= Joe Deebs =

Joe Deebs was a fictional detective who appeared in a series of German films and serials during the silent era. Along with Stuart Webbs and a number of other fictional cinema detective characters with Anglo-Saxon names, he was modeled on Arthur Conan Doyle's Sherlock Holmes. In 2009, Ken Wlaschin wrote that "Joe Deebs was one of the most famous screen detectives of the German silent cinema, the suave crime-solving star of at least thirty films."

Deebs was played by six different actors including Max Landa, Heinrich Schroth and Harry Liedtke. The films were produced by Joe May (Julius Mandl), who also directed several of the films. Some of the films were produced at Weissensee Studios.

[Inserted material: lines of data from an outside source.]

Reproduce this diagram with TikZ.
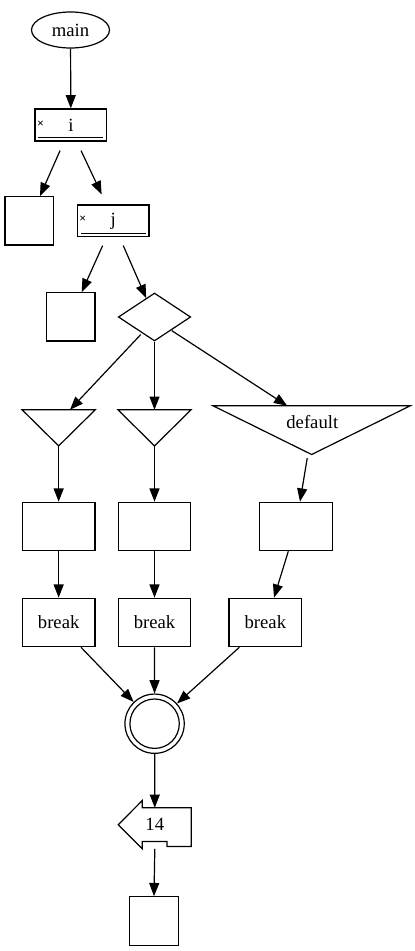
\documentclass[tikz,border=0pt]{standalone}
\usepackage{fontspec}
\setmainfont{Liberation Serif}
\usetikzlibrary{arrows.meta,shapes.geometric}
\tikzset{
  kante/.style={-{Triangle[length=13.3pt,width=10pt]},line width=1.2pt},
  kasten/.style={draw,rectangle,line width=1.2pt,inner sep=0pt,minimum width=72.7pt,minimum height=48.4pt},
  quadrat/.style={kasten,minimum width=48.3pt,minimum height=48.3pt},
  schleife/.style={kasten,minimum width=71.7pt,minimum height=32pt},
  raute/.style={draw,diamond,line width=1.2pt,inner sep=0pt,minimum width=72.4pt,minimum height=48pt},
  leer/.style={rectangle,inner sep=0pt,minimum width=72.7pt,minimum height=35.7pt},
  linie/.style={line width=1.2pt,line join=miter},
  marke/.style={font=\fontsize{12}{12}\selectfont\bfseries,inner sep=0pt},
}

\begin{document}
\begin{tikzpicture}[x=1pt,y=-1pt,font=\fontsize{18.67}{22.4}\selectfont]
  \useasboundingbox (0,0) rectangle (415,951);
  \node[draw,ellipse,line width=1.2pt,inner sep=0pt,minimum width=78pt,minimum height=36pt] (main) at (70.5,30) {main};
  \node[schleife] (i) at (70.85,125) {i};
  \node[marke] (ix) at (40.5,124) {×};
  \draw[linie] ([shift={(3.3pt,4.3pt)}]i.south west) -- ([shift={(-4pt,4.3pt)}]i.south east);
  \node[quadrat] (b1) at (29.2,220.85) {};
  \node[schleife,minimum height=31.7pt] (j) at (113.15,220.85) {j};
  \node[marke] (jx) at (82.8,219) {×};
  \draw[linie] ([shift={(4.4pt,4pt)}]j.south west) -- ([shift={(-3.3pt,4pt)}]j.south east);
  \node[quadrat] (b2) at (70.8,316.85) {};
  \node[raute] (d) at (154.5,317) {};
  \node[leer] (t1) at (58.65,427.85) {};
  \node[leer] (t2) at (154.5,427.85) {};
  \node[leer,minimum width=196.7pt,minimum height=48.3pt] (t3) at (311.65,430.15) {};
  \foreach \t in {t1,t2,t3}
    \draw[linie] (\t.north west) -- (\t.north east) -- (\t.south) -- cycle;
  \node[inner sep=0pt] (t3txt) at (312.3,422.3) {default};
  \node[kasten] (r1) at (58.65,526.5) {};
  \node[kasten] (r2) at (154.5,526.5) {};
  \node[kasten] (r3) at (296.15,526.5) {};
  \node[kasten] (k1) at (58.65,622.5) {break};
  \node[kasten] (k2) at (154.5,622.5) {break};
  \node[kasten] (k3) at (265.35,622.5) {break};
  \node[draw,circle,line width=1.2pt,inner sep=0pt,minimum size=59.3pt] (c) at (154.6,723.7) {};
  \draw[linie] (c.center) circle[radius=24.7];
  \node[rectangle,inner sep=0pt,minimum width=72.6pt,minimum height=48pt] (p) at (154.8,824.7) {14};
  \draw[linie] (p.west) -- ([xshift=24pt]p.north west) -- ([shift={(24pt,-7.3pt)}]p.north west)
    -- ([yshift=-7.3pt]p.north east) -- ([yshift=2.4pt]p.south east) -- ([shift={(-24.3pt,2.4pt)}]p.south east)
    -- ([shift={(-24.3pt,7.4pt)}]p.south east) -- ([shift={(24pt,7.4pt)}]p.south west)
    -- ([xshift=24pt]p.south west) -- cycle;
  \node[quadrat] (e) at (154,921) {};

  \draw[kante] (main) -- (i);
  \draw[kante] ([shift={(-10.8pt,-9pt)}]i.south) -- ([xshift=10.8pt]b1.north);
  \draw[kante] ([shift={(10.2pt,-9pt)}]i.south) -- ([shift={(-11.5pt,10pt)}]j.north);
  \draw[kante] ([shift={(-10.5pt,-8.3pt)}]j.south) -- ([xshift=10.9pt]b2.north);
  \draw[kante] ([shift={(10.1pt,-8.3pt)}]j.south) -- (d);
  \draw[kante] ([shift={(-13.8pt,7pt)}]d.south) -- ([xshift=11.3pt]t1.north);
  \draw[kante] (d.south) -- (t2.north);
  \draw[kante] ([shift={(17.2pt,11pt)}]d.south) -- ([xshift=-24.4pt]t3.north);
  \draw[kante] (t1.south) -- (r1.north);
  \draw[kante] (t2.south) -- (r2.north);
  \draw[kante] ([shift={(-4.4pt,-3.5pt)}]t3.south) -- ([xshift=3.85pt]r3.north);
  \draw[kante] (r1) -- (k1);
  \draw[kante] (r2) -- (k2);
  \draw[kante] ([xshift=-7.85pt]r3.south) -- ([xshift=8.65pt]k3.north);
  \draw[kante] ([xshift=22.35pt]k1.south) -- (c);
  \draw[kante] (k2) -- (c);
  \draw[kante] ([xshift=-26pt]k3.south) -- (c);
  \draw[kante] (c) -- ([yshift=-7.3pt]p.north);
  \draw[kante] (p.south) -- (e.north);
\end{tikzpicture}
\end{document}
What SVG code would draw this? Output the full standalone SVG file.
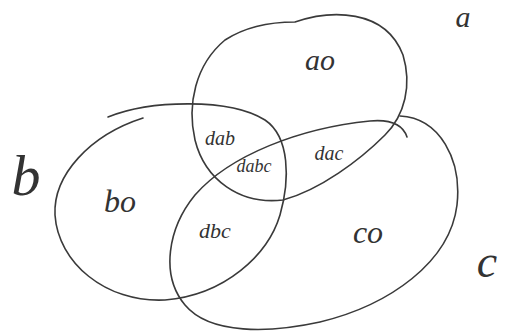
<svg xmlns="http://www.w3.org/2000/svg" width="511" height="332" viewBox="0 0 511 332">
<style>
.set{fill:none;stroke:#3a3a3a;stroke-width:1.6;stroke-linecap:round;stroke-linejoin:round}
text{font-family:"Liberation Serif","DejaVu Serif",serif;font-style:italic;fill:#333;text-anchor:middle}
</style>
<rect width="511" height="332" fill="#fff"/>
<g id="set-a">
<path class="set" d="M295,22 C330,10 385,8 403,55 C412,85 405,115 385,135 C360,160 320,190 283,200 C240,205 205,180 195,140 C187,105 195,65 225,40 C245,27 270,22 295,22"/>
<text x="463" y="27" font-size="30">a</text>
<text x="320" y="70" font-size="30">ao</text>
</g>
<g id="set-b">
<path class="set" d="M108,117 C150,100 230,98 265,120 C290,137 290,180 280,215 C268,255 225,295 165,300 C105,303 58,262 55,215 C53,175 90,135 143,118"/>
<text x="26" y="195" font-size="58">b</text>
<text x="120" y="212" font-size="32">bo</text>
</g>
<g id="set-c">
<path class="set" d="M400,116 C440,118 462,160 457,205 C450,262 390,305 320,322 C270,333 210,335 185,305 C160,275 168,228 195,195 C230,155 300,128 370,121 C392,119 403,125 407,137"/>
<text x="487" y="277" font-size="46">c</text>
<text x="368" y="243" font-size="32">co</text>
</g>
<g id="intersections">
<text x="220" y="145" font-size="20">dab</text>
<text x="254" y="172" font-size="18">dabc</text>
<text x="329" y="160" font-size="20">dac</text>
<text x="215" y="238" font-size="22">dbc</text>
</g>
</svg>
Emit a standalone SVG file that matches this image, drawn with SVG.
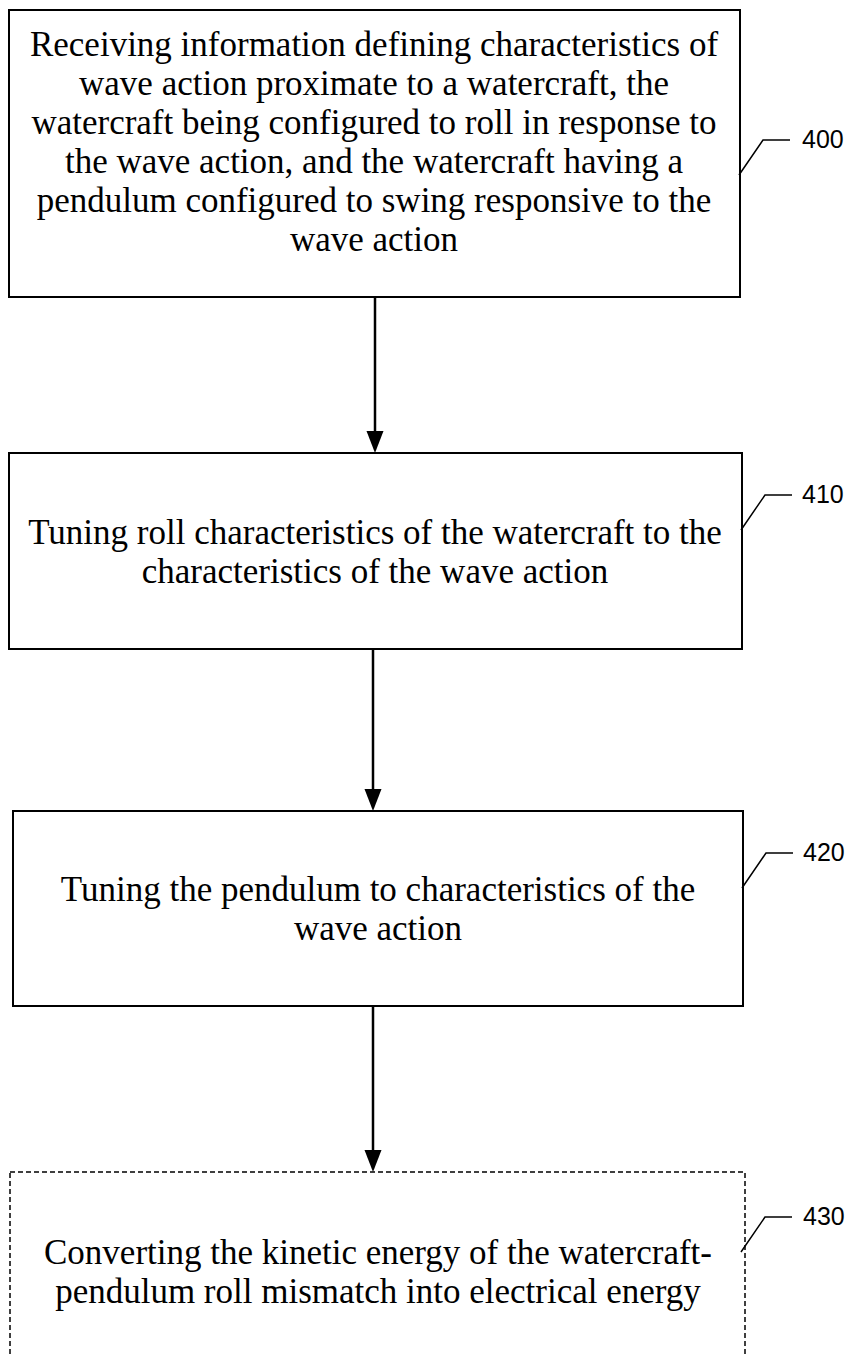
<svg xmlns="http://www.w3.org/2000/svg" width="858" height="1355" viewBox="0 0 858 1355">
<style>
.box{fill:#fff;stroke:#000;stroke-width:2}
.dash{fill:#fff;stroke:#000;stroke-width:1.5;stroke-dasharray:5 3}
.t{font-family:"Liberation Serif","Times New Roman",serif;font-size:35px;text-anchor:middle;fill:#000}
.lbl{font-family:"Liberation Sans",Arial,sans-serif;font-size:25px;fill:#000}
.ld{fill:none;stroke:#000;stroke-width:1.5}
.ar{stroke:#000;stroke-width:2.5;fill:none}
.hd{fill:#000}
</style>
<g id="connectors">
<line class="ar" x1="375" y1="297" x2="375" y2="435"/>
<path class="hd" d="M366.5,431 L383.5,431 L375,453 Z"/>
<line class="ar" x1="373" y1="649" x2="373" y2="793"/>
<path class="hd" d="M364.5,789 L381.5,789 L373,811 Z"/>
<line class="ar" x1="373" y1="1006" x2="373" y2="1154"/>
<path class="hd" d="M364.5,1150 L381.5,1150 L373,1172 Z"/>
</g>
<g id="n400">
<rect class="box" x="9" y="10" width="731" height="287"/>
<text class="t" x="374" y="56">Receiving information defining characteristics of</text>
<text class="t" x="374" y="95">wave action proximate to a watercraft, the</text>
<text class="t" x="374" y="134">watercraft being configured to roll in response to</text>
<text class="t" x="374" y="173">the wave action, and the watercraft having a</text>
<text class="t" x="374" y="212">pendulum configured to swing responsive to the</text>
<text class="t" x="374" y="251">wave action</text>
<polyline class="ld" points="739,175 763,140 790,140"/>
<text class="lbl" x="802" y="148">400</text>
</g>
<g id="n410">
<rect class="box" x="9" y="453" width="733" height="196"/>
<text class="t" x="375" y="544">Tuning roll characteristics of the watercraft to the</text>
<text class="t" x="375" y="583">characteristics of the wave action</text>
<polyline class="ld" points="741,530 765,495 792,495"/>
<text class="lbl" x="802" y="503">410</text>
</g>
<g id="n420">
<rect class="box" x="13" y="811" width="730" height="195"/>
<text class="t" x="378" y="901">Tuning the pendulum to characteristics of the</text>
<text class="t" x="378" y="940">wave action</text>
<polyline class="ld" points="742,888 766,853 793,853"/>
<text class="lbl" x="803" y="861">420</text>
</g>
<g id="n430">
<rect class="dash" x="10" y="1172" width="735" height="200"/>
<text class="t" x="378" y="1264">Converting the kinetic energy of the watercraft-</text>
<text class="t" x="378" y="1303">pendulum roll mismatch into electrical energy</text>
<polyline class="ld" points="741,1252 765,1217 792,1217"/>
<text class="lbl" x="803" y="1225">430</text>
</g>
</svg>
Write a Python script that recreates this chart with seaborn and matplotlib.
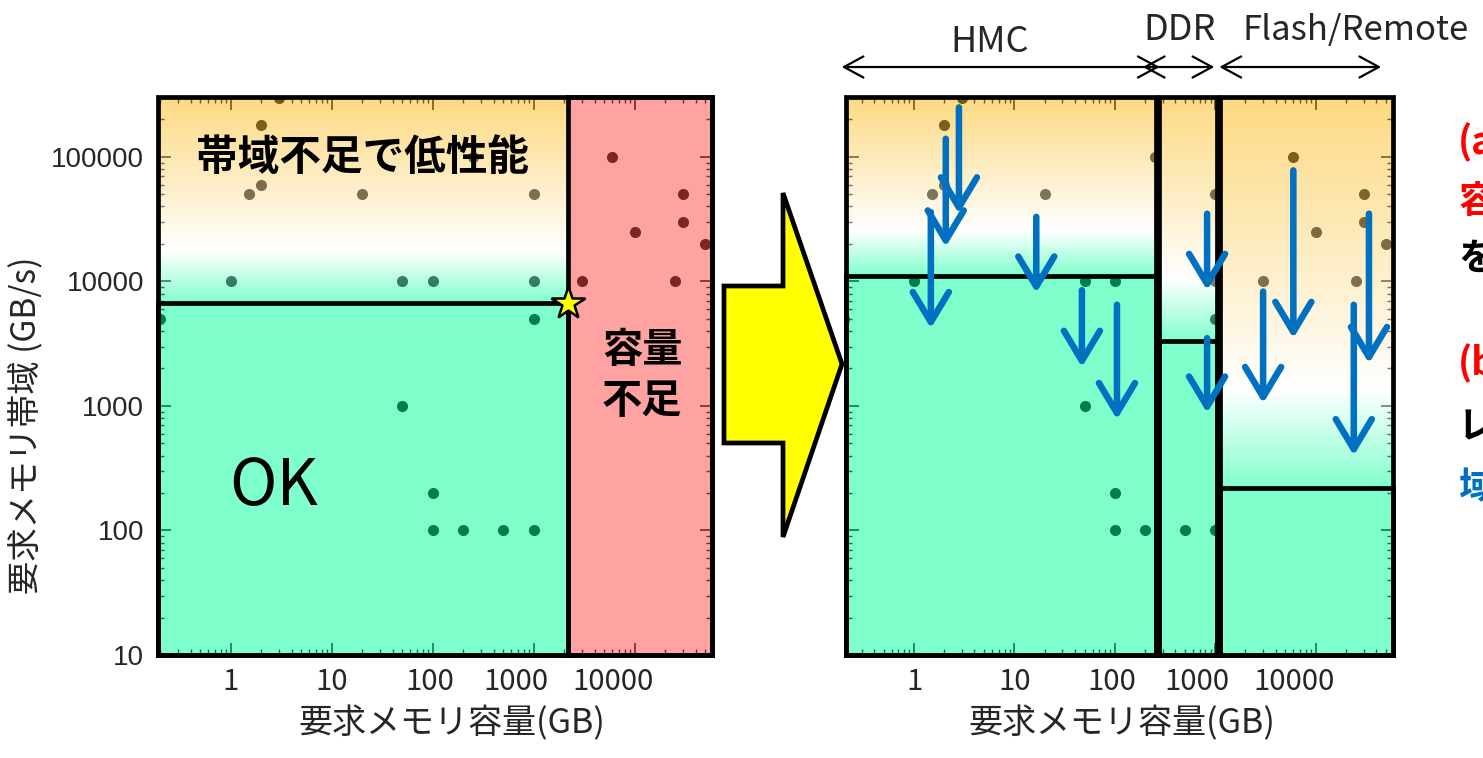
import numpy as np
import matplotlib
matplotlib.use("Agg")
import matplotlib.pyplot as plt
from matplotlib.patches import Rectangle, Polygon
from matplotlib.transforms import ScaledTranslation
import seaborn as sns

# ---------------- data ----------------
# application requirements: memory capacity (GB) vs. memory bandwidth (GB/s)
capacity_gb = [3, 2, 250, 6000, 2, 1.5, 20, 1000, 30000, 30000, 10000, 50000,
               3000, 25000, 1, 50, 100, 1000, 1000, 0.2, 50, 100, 100, 200, 500, 1000]
bandwidth_gbs = [300000, 180000, 100000, 100000, 60000, 50000, 50000, 50000, 50000, 30000,
                 25000, 20000, 10000, 10000, 10000, 10000, 10000, 10000, 5000, 5000,
                 1000, 200, 100, 100, 100, 100]

# single memory system: capacity and bandwidth limits
capacity_limit_gb = 2200
bandwidth_limit_gbs = 6700

# tiered memory system
tier_names = ["HMC", "DDR", "Flash/Remote"]
tier_cap_lo = [0.21, 275, 1120]
tier_cap_hi = [260, 1050, 59000]
tier_bw_limit = [11000, 3300, 220]
tier_span_lo = [0.19, 190, 1100]
tier_span_hi = [280, 980, 45000]

# bandwidth reduction achieved per application in the tiered system
arrow_cap = [2.8, 2.07, 1.47, 16.5, 47, 105, 830, 830, 6000, 3000, 34000, 24000]
arrow_bw_from = [250000, 140000, 36000, 33000, 8500, 6500, 35000, 3500, 78000, 8300, 35000, 6500]
arrow_bw_to = [35000, 19000, 4200, 8100, 2050, 780, 8500, 880, 3500, 1050, 2200, 400]

cap_ticks = [1, 10, 100, 1000, 10000]
bw_ticks = [10, 100, 1000, 10000, 100000]

# ---------------- style ----------------
sns.set_theme(style="white")
plt.rcParams["font.family"] = ["Noto Sans CJK JP", "DejaVu Sans"]

W, H = 1483, 758
fig = plt.figure(figsize=(W / 100, H / 100), dpi=100)


def fig_box(x0, y0, x1, y1):
    return [x0 / W, 1 - y1 / H, (x1 - x0) / W, (y1 - y0) / H]


def fpx(x, y):
    return (x / W, 1 - y / H)


C_GREEN = (1 / 255, 1.0, 153 / 255)
C_PINK = (1.0, 71 / 255, 71 / 255)
C_YELLOW = (251 / 255, 179 / 255, 1 / 255)
ALPHA = 0.5
LW = 3.4
YLIM = (10, 303000)


def gradient_image(n=300):
    t = np.linspace(0, 1, n)
    stops = [0.0, 0.75, 1.0]
    cols = np.array([C_YELLOW, (1, 1, 1), C_GREEN])
    rgb = np.stack([np.interp(t, stops, cols[:, k]) for k in range(3)], axis=1)
    rgba = np.concatenate([rgb, np.full((n, 1), ALPHA)], axis=1)
    return rgba[:, None, :]


def to_frac(ax, x, y):
    return ax.transAxes.inverted().transform(ax.transData.transform((x, y)))


def band_gradient(ax, x0, x1, y0, y1):
    fx0, fy0 = to_frac(ax, x0, y0)
    fx1, fy1 = to_frac(ax, x1, y1)
    ax.imshow(gradient_image(), extent=[fx0, fx1, fy0, fy1], transform=ax.transAxes,
              aspect="auto", interpolation="bilinear", zorder=3)


def fill_rect(ax, x0, x1, y0, y1, color):
    ax.add_patch(Rectangle((x0, y0), x1 - x0, y1 - y0, facecolor=color, alpha=ALPHA,
                           edgecolor="none", zorder=3))


def outline_rect(ax, x0, x1, y0, y1):
    ax.add_patch(Rectangle((x0, y0), x1 - x0, y1 - y0, fill=False, edgecolor="black",
                           lw=LW, zorder=5, clip_on=False, joinstyle="miter"))


def setup_axes(ax, xlim, ylabels):
    ax.set_xscale("log")
    ax.set_yscale("log")
    sns.scatterplot(x=capacity_gb, y=bandwidth_gbs, ax=ax, color="black", s=64,
                    linewidth=0, zorder=2, legend=False)
    ax.set_xlim(*xlim)
    ax.set_ylim(*YLIM)
    ax.set_axisbelow(True)
    for s in ax.spines.values():
        s.set_visible(False)
    ax.set_xticks(cap_ticks)
    ax.set_xticklabels([str(v) for v in cap_ticks])
    ax.set_yticks(bw_ticks)
    ax.set_yticklabels([str(v) for v in bw_ticks] if ylabels else [])
    ax.tick_params(which="both", direction="in", top=True, bottom=True, left=True,
                   right=True, color="black")
    ax.tick_params(which="major", length=9, width=1.2)
    ax.tick_params(which="minor", length=4.5, width=1.0)
    ax.tick_params(axis="x", labelsize=21, pad=9)
    ax.tick_params(axis="y", labelsize=20, pad=10)
    for lab in ax.get_yticklabels():
        lab.set_fontfamily("Liberation Sans")
    ax.set_xlabel("要求メモリ容量(GB)", fontsize=24.5)
    ax.xaxis.label.set_va("center")


# ---------------- left: single memory ----------------
ax1 = fig.add_axes(fig_box(158, 97, 712, 655))
xlim1 = (0.19, 58000)
setup_axes(ax1, xlim1, True)

fill_rect(ax1, xlim1[0], capacity_limit_gb, YLIM[0], bandwidth_limit_gbs, C_GREEN)
fill_rect(ax1, capacity_limit_gb, xlim1[1], YLIM[0], YLIM[1], C_PINK)
band_gradient(ax1, xlim1[0], capacity_limit_gb, bandwidth_limit_gbs, YLIM[1])
outline_rect(ax1, xlim1[0], xlim1[1], YLIM[0], YLIM[1])
outline_rect(ax1, xlim1[0], capacity_limit_gb, YLIM[0], bandwidth_limit_gbs)
outline_rect(ax1, capacity_limit_gb, xlim1[1], YLIM[0], YLIM[1])

ax1.plot([capacity_limit_gb], [bandwidth_limit_gbs], marker="*", ms=25, mfc="#FFFF00",
         mec="black", mew=1.8, zorder=8, clip_on=False)

ax1.text(0.370, 0.891, "帯域不足で低性能", transform=ax1.transAxes, ha="center",
         va="center", fontsize=30, fontweight="bold", color="black", zorder=6)
ax1.text(0.874, 0.50, "容量\n不足", transform=ax1.transAxes, ha="center", va="center",
         fontsize=29, fontweight="bold", color="black", linespacing=1.3, zorder=6)
ax1.text(0.209, 0.301, "OK", transform=ax1.transAxes, ha="center", va="center",
         fontsize=46, color="black", zorder=6)

ax1.set_ylabel("要求メモリ帯域 (GB/s)", fontsize=24)
ax1.yaxis.label.set_va("center")
ax1.yaxis.set_label_coords((27 - 158) / 554, (655 - 425) / 558)
ax1.xaxis.set_label_coords((452 - 158) / 554, (655 - 724) / 558)

# ---------------- right: tiered memory ----------------
ax2 = fig.add_axes(fig_box(846, 97, 1393, 655))
xlim2 = (0.21, 59000)
setup_axes(ax2, xlim2, False)
ax2.xaxis.set_label_coords((1122 - 846) / 547, (655 - 724) / 558)

for lo, hi, bw in zip(tier_cap_lo, tier_cap_hi, tier_bw_limit):
    fill_rect(ax2, lo, hi, YLIM[0], bw, C_GREEN)
    band_gradient(ax2, lo, hi, bw, YLIM[1])
    outline_rect(ax2, lo, hi, YLIM[0], YLIM[1])
    outline_rect(ax2, lo, hi, YLIM[0], bw)

for x, y0, y1 in zip(arrow_cap, arrow_bw_from, arrow_bw_to):
    ax2.annotate("", xy=(x, y1), xytext=(x, y0),
                 arrowprops=dict(arrowstyle="->,head_length=0.8,head_width=0.48",
                                 lw=4.7, color="#0070C0", mutation_scale=27,
                                 shrinkA=0, shrinkB=0),
                 zorder=7, annotation_clip=False)

# tier ranges above the right panel
span_y = (655 - 67) / 558
for lo, hi in zip(tier_span_lo, tier_span_hi):
    ax2.annotate("", xy=(hi, span_y), xytext=(lo, span_y),
                 xycoords=ax2.get_xaxis_transform(), textcoords=ax2.get_xaxis_transform(),
                 arrowprops=dict(arrowstyle="<->,head_length=0.7,head_width=0.38",
                                 lw=1.6, color="black", mutation_scale=20,
                                 shrinkA=0, shrinkB=0),
                 annotation_clip=False)

fig.text(*fpx(990, 42), tier_names[0], ha="center", va="center", fontsize=26)
fig.text(*fpx(1180, 30), tier_names[1], ha="center", va="center", fontsize=26)
fig.text(*fpx(1243, 30), tier_names[2], ha="left", va="center", fontsize=25)

# block arrow between the panels
arrow_px = [(724, 286), (783, 286), (783, 193), (842, 364), (783, 537), (783, 443), (724, 443)]
fig.add_artist(Polygon([fpx(x, y) for x, y in arrow_px], closed=True,
                       transform=fig.transFigure, facecolor="#FFFF00", edgecolor="black",
                       lw=LW, joinstyle="miter"))

# side notes
notes = [("(a)", 142, "#FF0000"), ("容量", 201, "#FF0000"), ("を", 258, "black"),
         ("(b)", 363, "#FF0000"), ("レ", 427, "black"), ("域", 487, "#0070C0")]
for s, y, c in notes:
    fig.text(*fpx(1458, y), s, ha="left", va="center", fontsize=27,
             fontweight="bold", color=c)

# nudge the two widest capacity tick labels left
fig.canvas.draw()
label_shift_px = [0, 0, -3, -18, -22]
for ax in (ax1, ax2):
    for tick, dx in zip(ax.xaxis.get_major_ticks(), label_shift_px):
        lab = tick.label1
        lab.set_transform(lab.get_transform()
                          + ScaledTranslation(dx / 100, 0, fig.dpi_scale_trans))

fig.savefig("out.png", dpi=100)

Deebs' first appearance was in 1915 during the First World War and the character continued to be featured in films through the early 1920s during the Weimar Republic. One example is Der Onyxknopf, or The Onyx Head, a 1917 silent film starring Max Landa, Bruno Kastner and Leopoldine Konstantin.

== Bibliography ==
- Abel, Richard. Encyclopedia of Early Cinema. Taylor & Francis, 2005.
- Isenberg, Noah William. Weimar Cinema: An Essential Guide to Classic Films of the Era. Columbia University Press, 2013.
- Prawer, S.S. Between Two Worlds: The Jewish Presence in German and Austrian Film, 1910-1933. Berghahn Books, 2005.